Joseph Decosimo – “Billy Button”: Durham Folk Revivalist Electrifies North Georgia Nursery Rhyme Surrealism

Joseph Decosimo revitalizes traditional folk with electrification, bridging generations while respecting origins and allowing creative adaptation without loss of authenticity.

Joseph Decosimo’s three-year-old son still bops to “Billy Button,” which tells you everything about how traditional folk material can bridge generational gaps when handled with proper reverence and creative audacity. The Durham-based musician’s approach to this North Georgia banjo song demonstrates how electrification can serve preservation rather than betraying it.
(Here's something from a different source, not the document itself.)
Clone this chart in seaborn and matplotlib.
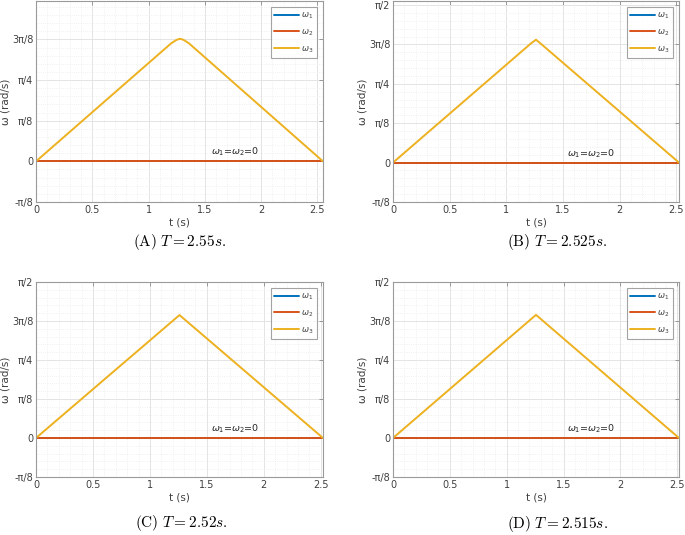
import numpy as np
import matplotlib
matplotlib.use("Agg")
import matplotlib.pyplot as plt
from matplotlib.ticker import MultipleLocator
import seaborn as sns

sns.set_theme(style="whitegrid")
plt.rcParams['font.family'] = ['DejaVu Sans']
plt.rcParams['mathtext.fontset'] = 'cm'

# ---- data ----
periods = [2.55, 2.525, 2.52, 2.515]
panel_tags = ['A', 'B', 'C', 'D']

# omega_3 profile (triangle, slightly rounded top in A and B), one per panel
w3_t = [
    [0, 1.20, 1.25, 1.28, 1.31, 1.36, 2.55],
    [0, 1.22, 1.2625, 1.30, 2.525],
    [0, 1.26, 2.52],
    [0, 1.2575, 2.515],
]
w3_v = [
    [0, 1.14, 1.175, 1.185, 1.175, 1.14, 0],
    [0, 1.19, 1.225, 1.19, 0],
    [0, 1.238, 0],
    [0, 1.24, 0],
]

ytick_vals = [-np.pi / 8, 0, np.pi / 8, np.pi / 4, 3 * np.pi / 8, np.pi / 2]
ytick_labels = ['-π/8', '0', 'π/8', 'π/4', '3π/8', 'π/2']
xtick_vals = [0, 0.5, 1, 1.5, 2, 2.5]
xtick_labels = ['0', '0.5', '1', '1.5', '2', '2.5']
y_top = [1.55, np.pi / 2 + 0.04, np.pi / 2, np.pi / 2]

colors = ['#0072BD', '#D95319', '#EDB120']
series_names = [r'$\omega_1$', r'$\omega_2$', r'$\omega_3$']

W, H = 685, 535
fig = plt.figure(figsize=(W / 100, H / 100), dpi=100)


def px_rect(l, t, r, b):
    return [l / W, 1 - b / H, (r - l) / W, (b - t) / H]


# axes boxes in pixels (left, top, right, bottom)
boxes = [(36, 1, 323, 202), (393, 1, 679, 202),
         (36, 282, 323, 477), (393, 282, 679, 477)]
caption_pos = [(180, 242), (557, 242), (181, 523), (557, 524)]

for i, T in enumerate(periods):
    ax = fig.add_axes(px_rect(*boxes[i]))
    t_zero = [0, T]
    w_zero = [0, 0]
    sns.lineplot(x=t_zero, y=w_zero, color=colors[0], lw=1.4, ax=ax,
                 label=series_names[0])
    sns.lineplot(x=t_zero, y=w_zero, color=colors[1], lw=1.4, ax=ax,
                 label=series_names[1])
    sns.lineplot(x=w3_t[i], y=w3_v[i], color=colors[2], lw=1.4, ax=ax,
                 label=series_names[2], sort=False)

    ax.set_xlim(0, T)
    ax.set_ylim(-np.pi / 8, y_top[i])
    ax.set_xticks(xtick_vals)
    ax.set_xticklabels(xtick_labels)
    # only keep y ticks that fall inside the limits
    keep = [k for k, v in enumerate(ytick_vals) if v <= y_top[i] + 1e-9]
    ax.set_yticks([ytick_vals[k] for k in keep])
    ax.set_yticklabels([ytick_labels[k] for k in keep])
    ax.xaxis.set_minor_locator(MultipleLocator(0.1))
    ax.yaxis.set_minor_locator(MultipleLocator(np.pi / 40))

    ax.grid(which='major', color='#e4e4e4', lw=0.7, ls='-')
    ax.grid(which='minor', color='#ececec', lw=0.6, ls=':')
    ax.tick_params(which='major', direction='in', length=3, width=0.6,
                   top=True, right=True, labelsize=7, colors='#8c8c8c',
                   labelcolor='#404040', pad=2)
    ax.tick_params(which='minor', length=0)
    for sp in ax.spines.values():
        sp.set_color('#9a9a9a')
        sp.set_linewidth(0.8)
    ax.set_facecolor('white')

    ax.set_xlabel('t (s)', fontsize=7.5, color='#404040', labelpad=2)
    ax.set_ylabel('ω (rad/s)', fontsize=7.5, color='#404040')
    ax.yaxis.set_label_coords(-0.088, 0.5)

    ax.text(T * 0.61, 0.03, r'$\omega_1$=$\omega_2$=0', fontsize=6.8,
            color='#262626', ha='left', va='bottom',
            math_fontfamily='dejavusans')

    leg = ax.legend(loc='upper right', fontsize=6, frameon=True, fancybox=False,
                    handlelength=3.0, borderpad=0.45, labelspacing=0.75,
                    handletextpad=0.2, borderaxespad=0.7)
    leg.get_frame().set_edgecolor('#8c8c8c')
    leg.get_frame().set_linewidth(0.8)
    for txt in leg.get_texts():
        txt.set_color('#404040')
        txt.set_math_fontfamily('dejavusans')

    cx, cy = caption_pos[i]
    fig.text(cx / W, 1 - cy / H,
             r'$\mathrm{(' + panel_tags[i] + r')}\ T = ' + f'{T}' + r's.$',
             fontsize=11, ha='center', va='center', color='black')

fig.savefig('out.png', dpi=100, facecolor='white')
M.C. Taylor’s original prompt about giving old-time fiddle music “an Albion Country Band / Fairport Convention sort of treatment” finds perfect expression here. Decosimo and his collaborators—including members of Wye Oak, Fust, Elephant Micah, and Beirut—understand that honoring traditional source material doesn’t require museum-piece recreation. Instead, they treat the song as living organism capable of adaptation without losing essential character.
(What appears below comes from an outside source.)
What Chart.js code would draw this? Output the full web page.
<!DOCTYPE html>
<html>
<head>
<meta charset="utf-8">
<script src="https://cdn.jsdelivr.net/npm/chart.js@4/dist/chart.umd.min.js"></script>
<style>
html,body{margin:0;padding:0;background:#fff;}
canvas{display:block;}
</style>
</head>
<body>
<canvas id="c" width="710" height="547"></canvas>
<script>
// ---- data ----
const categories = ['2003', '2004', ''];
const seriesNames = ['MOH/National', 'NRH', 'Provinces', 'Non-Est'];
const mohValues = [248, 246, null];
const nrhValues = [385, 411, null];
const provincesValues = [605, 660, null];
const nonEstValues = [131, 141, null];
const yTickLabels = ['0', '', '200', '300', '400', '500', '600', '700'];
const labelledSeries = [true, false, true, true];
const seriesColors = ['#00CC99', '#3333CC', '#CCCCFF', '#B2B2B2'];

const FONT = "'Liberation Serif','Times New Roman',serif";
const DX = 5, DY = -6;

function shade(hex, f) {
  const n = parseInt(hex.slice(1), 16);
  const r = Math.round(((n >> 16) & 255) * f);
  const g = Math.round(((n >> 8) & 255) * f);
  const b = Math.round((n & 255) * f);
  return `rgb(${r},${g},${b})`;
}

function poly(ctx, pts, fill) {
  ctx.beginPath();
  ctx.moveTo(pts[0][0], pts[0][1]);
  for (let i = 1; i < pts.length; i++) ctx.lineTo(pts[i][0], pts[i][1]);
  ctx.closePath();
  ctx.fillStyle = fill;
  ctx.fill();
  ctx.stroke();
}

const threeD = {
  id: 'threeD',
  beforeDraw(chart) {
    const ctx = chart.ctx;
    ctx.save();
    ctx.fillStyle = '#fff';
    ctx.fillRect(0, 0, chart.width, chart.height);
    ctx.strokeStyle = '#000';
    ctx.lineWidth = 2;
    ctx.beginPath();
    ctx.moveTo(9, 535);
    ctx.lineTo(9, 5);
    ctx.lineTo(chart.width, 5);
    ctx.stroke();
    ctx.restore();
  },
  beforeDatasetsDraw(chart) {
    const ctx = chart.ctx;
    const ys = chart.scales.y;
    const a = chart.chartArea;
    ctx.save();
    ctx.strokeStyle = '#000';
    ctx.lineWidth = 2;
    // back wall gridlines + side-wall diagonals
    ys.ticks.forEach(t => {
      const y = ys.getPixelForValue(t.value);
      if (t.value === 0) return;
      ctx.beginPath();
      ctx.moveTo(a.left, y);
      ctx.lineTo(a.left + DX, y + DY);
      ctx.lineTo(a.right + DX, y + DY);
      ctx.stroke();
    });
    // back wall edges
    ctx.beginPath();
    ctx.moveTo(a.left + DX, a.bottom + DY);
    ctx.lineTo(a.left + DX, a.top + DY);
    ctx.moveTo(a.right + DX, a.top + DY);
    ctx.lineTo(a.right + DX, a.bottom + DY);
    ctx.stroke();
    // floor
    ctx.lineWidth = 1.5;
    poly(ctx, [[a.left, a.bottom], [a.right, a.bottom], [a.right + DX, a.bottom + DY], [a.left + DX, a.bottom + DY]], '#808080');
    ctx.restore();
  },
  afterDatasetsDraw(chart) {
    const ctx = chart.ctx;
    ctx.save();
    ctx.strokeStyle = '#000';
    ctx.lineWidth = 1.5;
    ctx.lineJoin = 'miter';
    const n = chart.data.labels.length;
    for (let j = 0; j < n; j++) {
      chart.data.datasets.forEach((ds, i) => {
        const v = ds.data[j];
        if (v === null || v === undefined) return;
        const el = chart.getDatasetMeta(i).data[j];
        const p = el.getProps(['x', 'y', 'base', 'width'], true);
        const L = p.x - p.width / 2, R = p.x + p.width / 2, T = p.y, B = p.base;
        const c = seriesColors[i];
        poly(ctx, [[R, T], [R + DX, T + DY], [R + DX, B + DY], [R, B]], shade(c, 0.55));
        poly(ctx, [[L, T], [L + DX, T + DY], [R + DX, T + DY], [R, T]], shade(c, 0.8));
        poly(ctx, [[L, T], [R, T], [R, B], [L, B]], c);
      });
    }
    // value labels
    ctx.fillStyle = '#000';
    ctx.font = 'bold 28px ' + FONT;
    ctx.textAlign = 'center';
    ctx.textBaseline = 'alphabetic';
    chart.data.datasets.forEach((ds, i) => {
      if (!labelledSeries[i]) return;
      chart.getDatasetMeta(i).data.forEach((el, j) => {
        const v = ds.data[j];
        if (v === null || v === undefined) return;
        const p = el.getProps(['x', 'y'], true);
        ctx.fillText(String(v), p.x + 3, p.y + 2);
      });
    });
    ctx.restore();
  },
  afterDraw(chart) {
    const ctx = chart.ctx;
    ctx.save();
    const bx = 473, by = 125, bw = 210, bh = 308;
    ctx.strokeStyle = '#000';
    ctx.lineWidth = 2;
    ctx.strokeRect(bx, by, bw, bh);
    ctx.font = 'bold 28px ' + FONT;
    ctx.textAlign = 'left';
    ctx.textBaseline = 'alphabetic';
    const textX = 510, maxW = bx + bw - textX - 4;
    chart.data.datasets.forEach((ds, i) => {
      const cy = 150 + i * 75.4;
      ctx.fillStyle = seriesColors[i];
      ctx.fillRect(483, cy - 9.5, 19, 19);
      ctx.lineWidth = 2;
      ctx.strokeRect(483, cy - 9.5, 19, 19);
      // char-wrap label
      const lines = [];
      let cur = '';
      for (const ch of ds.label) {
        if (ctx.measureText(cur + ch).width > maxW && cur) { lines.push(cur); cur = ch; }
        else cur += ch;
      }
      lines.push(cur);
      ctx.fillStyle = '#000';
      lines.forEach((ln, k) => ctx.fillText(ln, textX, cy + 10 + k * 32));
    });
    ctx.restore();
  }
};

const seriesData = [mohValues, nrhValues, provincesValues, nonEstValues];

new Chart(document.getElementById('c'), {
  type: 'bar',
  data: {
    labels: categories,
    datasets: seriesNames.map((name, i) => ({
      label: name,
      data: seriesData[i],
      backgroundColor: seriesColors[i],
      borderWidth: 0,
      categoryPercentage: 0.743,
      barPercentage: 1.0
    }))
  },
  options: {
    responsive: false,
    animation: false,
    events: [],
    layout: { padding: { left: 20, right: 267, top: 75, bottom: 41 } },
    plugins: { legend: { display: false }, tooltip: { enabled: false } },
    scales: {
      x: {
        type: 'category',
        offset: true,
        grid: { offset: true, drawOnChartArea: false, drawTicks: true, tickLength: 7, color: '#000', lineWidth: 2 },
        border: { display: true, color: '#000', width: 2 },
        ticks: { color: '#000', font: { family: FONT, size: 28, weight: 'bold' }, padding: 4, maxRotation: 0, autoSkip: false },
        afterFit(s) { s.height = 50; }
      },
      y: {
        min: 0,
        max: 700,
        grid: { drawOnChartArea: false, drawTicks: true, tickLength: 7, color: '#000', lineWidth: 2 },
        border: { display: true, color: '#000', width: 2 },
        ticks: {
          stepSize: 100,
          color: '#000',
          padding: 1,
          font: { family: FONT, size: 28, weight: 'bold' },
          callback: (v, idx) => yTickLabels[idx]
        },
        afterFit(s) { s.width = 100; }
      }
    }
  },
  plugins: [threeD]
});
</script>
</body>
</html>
Andy Stack’s production sensibilities, honed through Wye Oak’s dynamic range, create sonic space that accommodates both historical authenticity and contemporary experimentation. The electrified banjo inspired by Abner Jay cuts through the mix without overwhelming the song’s nursery rhyme logic, while spacious electric guitar work provides atmospheric depth that traditional arrangements couldn’t access.

Decosimo’s connection to Jake Xerxes Fussell and Art Rosenbaum’s folklorist documentation creates a traceable lineage from Mary Ruth Moore’s original performance through multiple generations of interpretation. This isn’t appropriation but continuation, each performer adding their own sensibilities while maintaining respect for the material’s origins.

The track’s “nursery rhyme surrealism” operates through accumulation rather than linear narrative. Decosimo allows the song’s trippy imagery and tongue-twister elements to work on listeners subconsciously, understanding that folk material often communicates through repetition and rhythm rather than logical progression.

What distinguishes this version from typical folk revival approaches is Decosimo’s willingness to let electric elements coexist with traditional ones without forcing synthesis. The result feels both ancient and immediate, suggesting that some songs contain enough inherent power to survive any number of interpretive approaches.